Write out the material exactly, leaving every picture behind.

_Exercise data:_
-------

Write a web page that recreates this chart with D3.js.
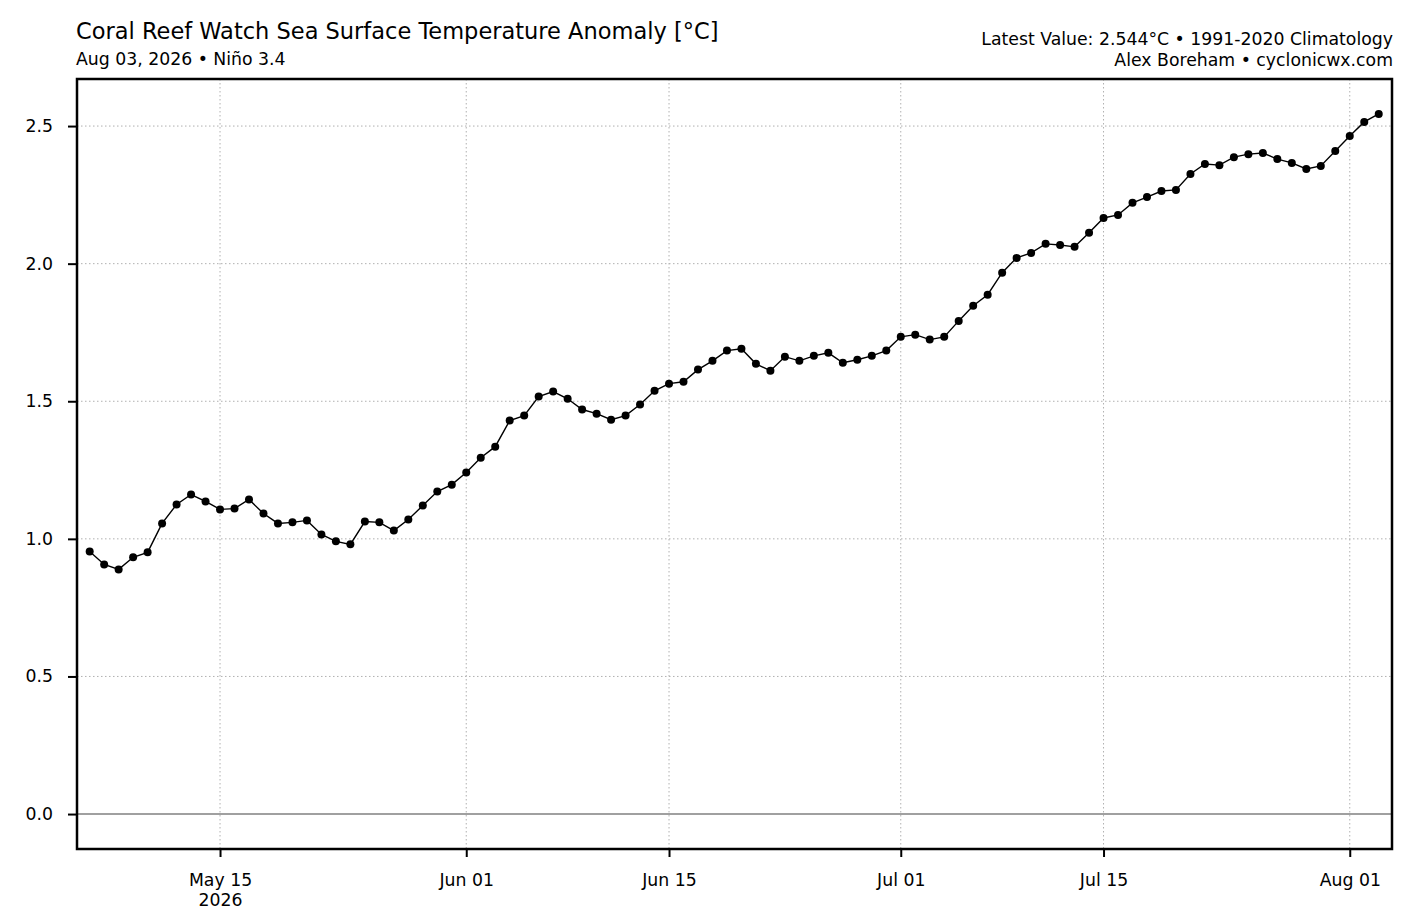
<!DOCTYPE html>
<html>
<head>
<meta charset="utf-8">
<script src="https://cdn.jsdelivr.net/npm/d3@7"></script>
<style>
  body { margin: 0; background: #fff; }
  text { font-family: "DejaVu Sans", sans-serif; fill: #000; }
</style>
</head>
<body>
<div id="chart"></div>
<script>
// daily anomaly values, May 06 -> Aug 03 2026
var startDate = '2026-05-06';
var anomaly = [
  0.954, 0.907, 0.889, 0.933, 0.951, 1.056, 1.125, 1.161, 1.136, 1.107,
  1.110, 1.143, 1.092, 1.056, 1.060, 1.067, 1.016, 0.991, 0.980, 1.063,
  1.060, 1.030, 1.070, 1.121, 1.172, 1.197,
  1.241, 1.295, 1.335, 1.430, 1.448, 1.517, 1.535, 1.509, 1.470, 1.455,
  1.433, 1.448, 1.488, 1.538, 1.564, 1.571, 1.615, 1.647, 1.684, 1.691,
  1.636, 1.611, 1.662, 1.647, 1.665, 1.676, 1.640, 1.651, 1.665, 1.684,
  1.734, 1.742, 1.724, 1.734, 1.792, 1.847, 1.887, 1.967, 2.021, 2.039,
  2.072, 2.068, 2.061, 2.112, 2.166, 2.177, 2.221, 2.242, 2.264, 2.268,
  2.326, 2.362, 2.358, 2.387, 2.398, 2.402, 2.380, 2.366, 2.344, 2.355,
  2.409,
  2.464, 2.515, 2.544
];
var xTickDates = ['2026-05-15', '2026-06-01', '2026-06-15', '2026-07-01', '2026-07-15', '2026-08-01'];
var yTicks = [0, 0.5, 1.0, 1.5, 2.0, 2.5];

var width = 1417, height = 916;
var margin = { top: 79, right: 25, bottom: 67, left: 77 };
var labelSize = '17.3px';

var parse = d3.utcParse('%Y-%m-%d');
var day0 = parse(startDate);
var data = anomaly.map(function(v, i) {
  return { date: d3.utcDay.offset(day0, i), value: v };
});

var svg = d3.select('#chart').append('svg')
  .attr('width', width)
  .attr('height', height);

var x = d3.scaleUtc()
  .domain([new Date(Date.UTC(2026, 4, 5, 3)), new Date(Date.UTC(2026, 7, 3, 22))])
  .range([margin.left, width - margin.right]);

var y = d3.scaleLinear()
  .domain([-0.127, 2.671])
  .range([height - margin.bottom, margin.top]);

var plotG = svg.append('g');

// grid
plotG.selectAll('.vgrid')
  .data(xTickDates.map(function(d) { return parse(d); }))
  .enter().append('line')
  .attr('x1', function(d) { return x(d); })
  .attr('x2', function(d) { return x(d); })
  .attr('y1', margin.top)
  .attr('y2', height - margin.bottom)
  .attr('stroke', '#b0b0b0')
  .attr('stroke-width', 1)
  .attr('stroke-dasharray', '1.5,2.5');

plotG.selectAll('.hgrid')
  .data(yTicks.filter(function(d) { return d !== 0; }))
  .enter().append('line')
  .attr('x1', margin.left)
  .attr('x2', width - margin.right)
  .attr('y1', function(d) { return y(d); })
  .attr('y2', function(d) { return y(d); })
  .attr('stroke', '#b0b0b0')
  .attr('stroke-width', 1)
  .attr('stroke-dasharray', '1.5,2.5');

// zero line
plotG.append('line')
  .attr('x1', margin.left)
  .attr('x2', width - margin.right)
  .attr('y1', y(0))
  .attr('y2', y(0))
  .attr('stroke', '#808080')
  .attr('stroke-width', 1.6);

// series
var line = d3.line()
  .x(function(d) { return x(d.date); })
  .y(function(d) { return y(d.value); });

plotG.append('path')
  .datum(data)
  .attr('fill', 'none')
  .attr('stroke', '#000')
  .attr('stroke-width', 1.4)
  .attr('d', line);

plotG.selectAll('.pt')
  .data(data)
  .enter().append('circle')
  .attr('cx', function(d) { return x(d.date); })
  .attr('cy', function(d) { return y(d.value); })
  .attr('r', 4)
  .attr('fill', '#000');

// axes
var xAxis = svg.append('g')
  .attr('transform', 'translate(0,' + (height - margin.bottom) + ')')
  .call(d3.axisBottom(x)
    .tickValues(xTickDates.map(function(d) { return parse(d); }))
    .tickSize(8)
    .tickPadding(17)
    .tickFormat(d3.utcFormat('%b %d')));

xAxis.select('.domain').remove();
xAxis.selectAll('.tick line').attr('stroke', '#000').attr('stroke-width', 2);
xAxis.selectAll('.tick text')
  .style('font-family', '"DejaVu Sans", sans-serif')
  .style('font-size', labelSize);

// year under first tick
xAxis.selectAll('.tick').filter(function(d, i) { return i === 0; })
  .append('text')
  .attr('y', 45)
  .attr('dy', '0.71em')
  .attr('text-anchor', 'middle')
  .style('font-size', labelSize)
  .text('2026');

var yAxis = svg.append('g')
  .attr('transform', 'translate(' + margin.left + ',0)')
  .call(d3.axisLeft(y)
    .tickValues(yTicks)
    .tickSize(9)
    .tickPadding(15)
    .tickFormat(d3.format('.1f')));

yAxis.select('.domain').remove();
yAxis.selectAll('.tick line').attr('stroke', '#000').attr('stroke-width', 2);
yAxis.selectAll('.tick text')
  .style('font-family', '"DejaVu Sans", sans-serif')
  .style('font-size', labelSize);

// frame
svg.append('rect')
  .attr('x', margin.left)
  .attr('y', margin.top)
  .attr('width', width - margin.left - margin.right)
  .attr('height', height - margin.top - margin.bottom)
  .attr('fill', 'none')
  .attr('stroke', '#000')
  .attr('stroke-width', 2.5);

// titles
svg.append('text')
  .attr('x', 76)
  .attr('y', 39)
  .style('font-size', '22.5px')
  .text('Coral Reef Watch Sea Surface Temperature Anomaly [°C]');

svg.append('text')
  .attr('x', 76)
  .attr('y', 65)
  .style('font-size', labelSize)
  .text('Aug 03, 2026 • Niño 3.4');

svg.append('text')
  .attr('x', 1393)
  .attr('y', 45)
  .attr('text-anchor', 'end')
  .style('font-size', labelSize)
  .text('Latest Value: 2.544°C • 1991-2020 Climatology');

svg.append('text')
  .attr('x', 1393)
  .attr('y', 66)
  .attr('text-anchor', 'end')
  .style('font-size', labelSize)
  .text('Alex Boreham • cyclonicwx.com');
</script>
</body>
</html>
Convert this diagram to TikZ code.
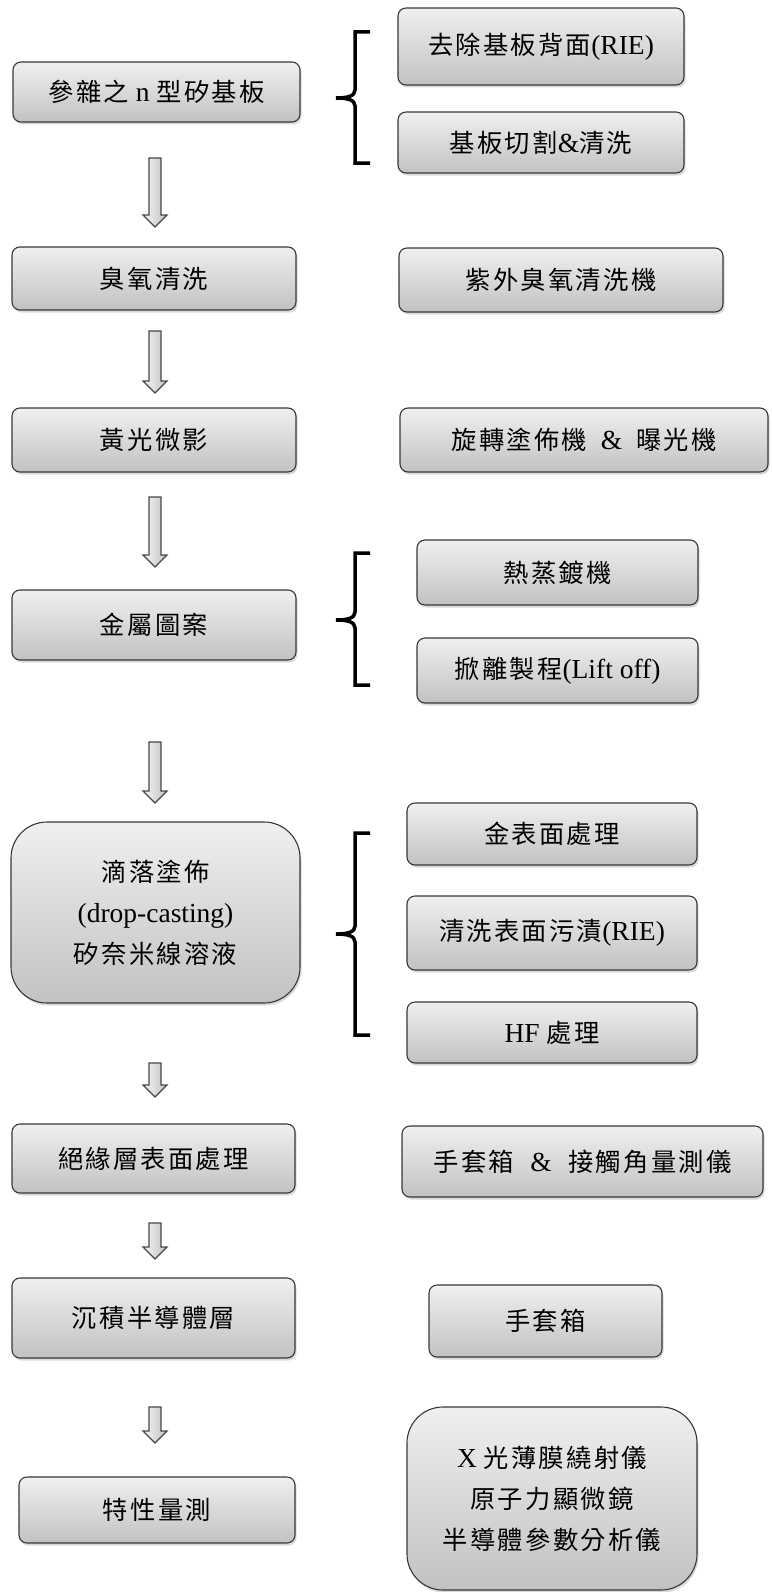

-------

_Task answer:_
Write a web page that recreates this chart with D3.js.
<!DOCTYPE html>
<html>
<head>
<meta charset="utf-8">
<script src="https://cdn.jsdelivr.net/npm/d3@7"></script>
<style>
  body { margin: 0; background: #fff; }
  text { font-family: "DejaVu Sans", sans-serif; fill: #000; }
</style>
</head>
<body>
<div id="chart"></div>
<script>
// daily anomaly values, May 06 -> Aug 03 2026
var startDate = '2026-05-06';
var anomaly = [
  0.954, 0.907, 0.889, 0.933, 0.951, 1.056, 1.125, 1.161, 1.136, 1.107,
  1.110, 1.143, 1.092, 1.056, 1.060, 1.067, 1.016, 0.991, 0.980, 1.063,
  1.060, 1.030, 1.070, 1.121, 1.172, 1.197,
  1.241, 1.295, 1.335, 1.430, 1.448, 1.517, 1.535, 1.509, 1.470, 1.455,
  1.433, 1.448, 1.488, 1.538, 1.564, 1.571, 1.615, 1.647, 1.684, 1.691,
  1.636, 1.611, 1.662, 1.647, 1.665, 1.676, 1.640, 1.651, 1.665, 1.684,
  1.734, 1.742, 1.724, 1.734, 1.792, 1.847, 1.887, 1.967, 2.021, 2.039,
  2.072, 2.068, 2.061, 2.112, 2.166, 2.177, 2.221, 2.242, 2.264, 2.268,
  2.326, 2.362, 2.358, 2.387, 2.398, 2.402, 2.380, 2.366, 2.344, 2.355,
  2.409,
  2.464, 2.515, 2.544
];
var xTickDates = ['2026-05-15', '2026-06-01', '2026-06-15', '2026-07-01', '2026-07-15', '2026-08-01'];
var yTicks = [0, 0.5, 1.0, 1.5, 2.0, 2.5];

var width = 1417, height = 916;
var margin = { top: 79, right: 25, bottom: 67, left: 77 };
var labelSize = '17.3px';

var parse = d3.utcParse('%Y-%m-%d');
var day0 = parse(startDate);
var data = anomaly.map(function(v, i) {
  return { date: d3.utcDay.offset(day0, i), value: v };
});

var svg = d3.select('#chart').append('svg')
  .attr('width', width)
  .attr('height', height);

var x = d3.scaleUtc()
  .domain([new Date(Date.UTC(2026, 4, 5, 3)), new Date(Date.UTC(2026, 7, 3, 22))])
  .range([margin.left, width - margin.right]);

var y = d3.scaleLinear()
  .domain([-0.127, 2.671])
  .range([height - margin.bottom, margin.top]);

var plotG = svg.append('g');

// grid
plotG.selectAll('.vgrid')
  .data(xTickDates.map(function(d) { return parse(d); }))
  .enter().append('line')
  .attr('x1', function(d) { return x(d); })
  .attr('x2', function(d) { return x(d); })
  .attr('y1', margin.top)
  .attr('y2', height - margin.bottom)
  .attr('stroke', '#b0b0b0')
  .attr('stroke-width', 1)
  .attr('stroke-dasharray', '1.5,2.5');

plotG.selectAll('.hgrid')
  .data(yTicks.filter(function(d) { return d !== 0; }))
  .enter().append('line')
  .attr('x1', margin.left)
  .attr('x2', width - margin.right)
  .attr('y1', function(d) { return y(d); })
  .attr('y2', function(d) { return y(d); })
  .attr('stroke', '#b0b0b0')
  .attr('stroke-width', 1)
  .attr('stroke-dasharray', '1.5,2.5');

// zero line
plotG.append('line')
  .attr('x1', margin.left)
  .attr('x2', width - margin.right)
  .attr('y1', y(0))
  .attr('y2', y(0))
  .attr('stroke', '#808080')
  .attr('stroke-width', 1.6);

// series
var line = d3.line()
  .x(function(d) { return x(d.date); })
  .y(function(d) { return y(d.value); });

plotG.append('path')
  .datum(data)
  .attr('fill', 'none')
  .attr('stroke', '#000')
  .attr('stroke-width', 1.4)
  .attr('d', line);

plotG.selectAll('.pt')
  .data(data)
  .enter().append('circle')
  .attr('cx', function(d) { return x(d.date); })
  .attr('cy', function(d) { return y(d.value); })
  .attr('r', 4)
  .attr('fill', '#000');

// axes
var xAxis = svg.append('g')
  .attr('transform', 'translate(0,' + (height - margin.bottom) + ')')
  .call(d3.axisBottom(x)
    .tickValues(xTickDates.map(function(d) { return parse(d); }))
    .tickSize(8)
    .tickPadding(17)
    .tickFormat(d3.utcFormat('%b %d')));

xAxis.select('.domain').remove();
xAxis.selectAll('.tick line').attr('stroke', '#000').attr('stroke-width', 2);
xAxis.selectAll('.tick text')
  .style('font-family', '"DejaVu Sans", sans-serif')
  .style('font-size', labelSize);

// year under first tick
xAxis.selectAll('.tick').filter(function(d, i) { return i === 0; })
  .append('text')
  .attr('y', 45)
  .attr('dy', '0.71em')
  .attr('text-anchor', 'middle')
  .style('font-size', labelSize)
  .text('2026');

var yAxis = svg.append('g')
  .attr('transform', 'translate(' + margin.left + ',0)')
  .call(d3.axisLeft(y)
    .tickValues(yTicks)
    .tickSize(9)
    .tickPadding(15)
    .tickFormat(d3.format('.1f')));

yAxis.select('.domain').remove();
yAxis.selectAll('.tick line').attr('stroke', '#000').attr('stroke-width', 2);
yAxis.selectAll('.tick text')
  .style('font-family', '"DejaVu Sans", sans-serif')
  .style('font-size', labelSize);

// frame
svg.append('rect')
  .attr('x', margin.left)
  .attr('y', margin.top)
  .attr('width', width - margin.left - margin.right)
  .attr('height', height - margin.top - margin.bottom)
  .attr('fill', 'none')
  .attr('stroke', '#000')
  .attr('stroke-width', 2.5);

// titles
svg.append('text')
  .attr('x', 76)
  .attr('y', 39)
  .style('font-size', '22.5px')
  .text('Coral Reef Watch Sea Surface Temperature Anomaly [°C]');

svg.append('text')
  .attr('x', 76)
  .attr('y', 65)
  .style('font-size', labelSize)
  .text('Aug 03, 2026 • Niño 3.4');

svg.append('text')
  .attr('x', 1393)
  .attr('y', 45)
  .attr('text-anchor', 'end')
  .style('font-size', labelSize)
  .text('Latest Value: 2.544°C • 1991-2020 Climatology');

svg.append('text')
  .attr('x', 1393)
  .attr('y', 66)
  .attr('text-anchor', 'end')
  .style('font-size', labelSize)
  .text('Alex Boreham • cyclonicwx.com');
</script>
</body>
</html>
Convert this diagram to TikZ code.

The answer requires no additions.